Copy out the data exactly, leaving the pictures behind.

## Supplied data
-.-.-

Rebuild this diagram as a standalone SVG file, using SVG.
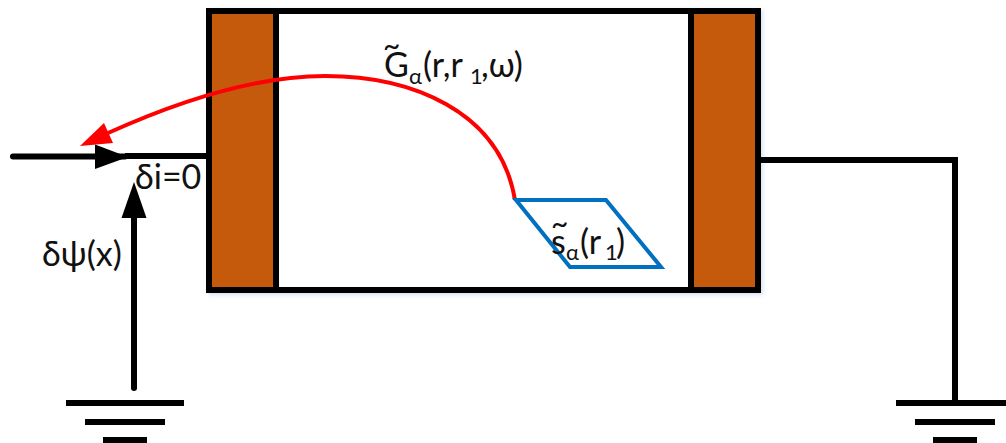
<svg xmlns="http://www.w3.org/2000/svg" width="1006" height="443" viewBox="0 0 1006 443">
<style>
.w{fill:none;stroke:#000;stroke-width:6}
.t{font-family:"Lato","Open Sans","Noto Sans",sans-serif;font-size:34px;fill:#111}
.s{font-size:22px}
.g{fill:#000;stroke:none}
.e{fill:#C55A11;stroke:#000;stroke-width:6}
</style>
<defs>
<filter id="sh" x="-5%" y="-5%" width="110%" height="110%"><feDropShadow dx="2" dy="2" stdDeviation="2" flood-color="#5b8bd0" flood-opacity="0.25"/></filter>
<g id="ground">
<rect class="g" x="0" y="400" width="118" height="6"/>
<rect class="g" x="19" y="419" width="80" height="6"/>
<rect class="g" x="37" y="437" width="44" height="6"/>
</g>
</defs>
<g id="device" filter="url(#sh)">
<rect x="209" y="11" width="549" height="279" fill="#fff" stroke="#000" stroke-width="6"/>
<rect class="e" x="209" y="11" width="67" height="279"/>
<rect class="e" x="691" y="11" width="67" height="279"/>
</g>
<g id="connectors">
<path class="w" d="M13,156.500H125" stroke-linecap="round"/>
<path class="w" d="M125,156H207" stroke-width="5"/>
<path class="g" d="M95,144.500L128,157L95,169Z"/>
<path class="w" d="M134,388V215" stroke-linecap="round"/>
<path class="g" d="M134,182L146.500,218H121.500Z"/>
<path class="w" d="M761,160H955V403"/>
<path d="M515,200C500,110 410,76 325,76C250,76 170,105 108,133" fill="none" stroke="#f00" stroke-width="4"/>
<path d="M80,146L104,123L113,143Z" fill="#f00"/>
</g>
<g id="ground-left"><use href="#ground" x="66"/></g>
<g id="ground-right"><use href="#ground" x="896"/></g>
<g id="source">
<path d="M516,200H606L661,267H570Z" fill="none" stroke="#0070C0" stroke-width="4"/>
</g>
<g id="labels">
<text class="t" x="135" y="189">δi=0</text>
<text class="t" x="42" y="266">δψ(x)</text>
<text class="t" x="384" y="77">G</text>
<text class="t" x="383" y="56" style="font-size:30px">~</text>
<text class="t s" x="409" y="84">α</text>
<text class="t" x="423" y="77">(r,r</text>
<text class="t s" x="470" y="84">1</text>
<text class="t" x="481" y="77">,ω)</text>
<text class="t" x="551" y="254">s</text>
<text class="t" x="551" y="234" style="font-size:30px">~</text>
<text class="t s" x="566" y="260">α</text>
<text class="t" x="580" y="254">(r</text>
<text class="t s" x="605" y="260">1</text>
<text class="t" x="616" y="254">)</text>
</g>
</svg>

-.-.-

## Result of the task
Rebuild this diagram as a standalone SVG file, using SVG.
<svg xmlns="http://www.w3.org/2000/svg" width="1006" height="443" viewBox="0 0 1006 443">
<style>
.w{fill:none;stroke:#000;stroke-width:6}
.t{font-family:"Lato","Open Sans","Noto Sans",sans-serif;font-size:34px;fill:#111}
.s{font-size:22px}
.g{fill:#000;stroke:none}
.e{fill:#C55A11;stroke:#000;stroke-width:6}
</style>
<defs>
<filter id="sh" x="-5%" y="-5%" width="110%" height="110%"><feDropShadow dx="2" dy="2" stdDeviation="2" flood-color="#5b8bd0" flood-opacity="0.25"/></filter>
<g id="ground">
<rect class="g" x="0" y="400" width="118" height="6"/>
<rect class="g" x="19" y="419" width="80" height="6"/>
<rect class="g" x="37" y="437" width="44" height="6"/>
</g>
</defs>
<g id="device" filter="url(#sh)">
<rect x="209" y="11" width="549" height="279" fill="#fff" stroke="#000" stroke-width="6"/>
<rect class="e" x="209" y="11" width="67" height="279"/>
<rect class="e" x="691" y="11" width="67" height="279"/>
</g>
<g id="connectors">
<path class="w" d="M13,156.500H125" stroke-linecap="round"/>
<path class="w" d="M125,156H207" stroke-width="5"/>
<path class="g" d="M95,144.500L128,157L95,169Z"/>
<path class="w" d="M134,388V215" stroke-linecap="round"/>
<path class="g" d="M134,182L146.500,218H121.500Z"/>
<path class="w" d="M761,160H955V403"/>
<path d="M515,200C500,110 410,76 325,76C250,76 170,105 108,133" fill="none" stroke="#f00" stroke-width="4"/>
<path d="M80,146L104,123L113,143Z" fill="#f00"/>
</g>
<g id="ground-left"><use href="#ground" x="66"/></g>
<g id="ground-right"><use href="#ground" x="896"/></g>
<g id="source">
<path d="M516,200H606L661,267H570Z" fill="none" stroke="#0070C0" stroke-width="4"/>
</g>
<g id="labels">
<text class="t" x="135" y="189">δi=0</text>
<text class="t" x="42" y="266">δψ(x)</text>
<text class="t" x="384" y="77">G</text>
<text class="t" x="383" y="56" style="font-size:30px">~</text>
<text class="t s" x="409" y="84">α</text>
<text class="t" x="423" y="77">(r,r</text>
<text class="t s" x="470" y="84">1</text>
<text class="t" x="481" y="77">,ω)</text>
<text class="t" x="551" y="254">s</text>
<text class="t" x="551" y="234" style="font-size:30px">~</text>
<text class="t s" x="566" y="260">α</text>
<text class="t" x="580" y="254">(r</text>
<text class="t s" x="605" y="260">1</text>
<text class="t" x="616" y="254">)</text>
</g>
</svg>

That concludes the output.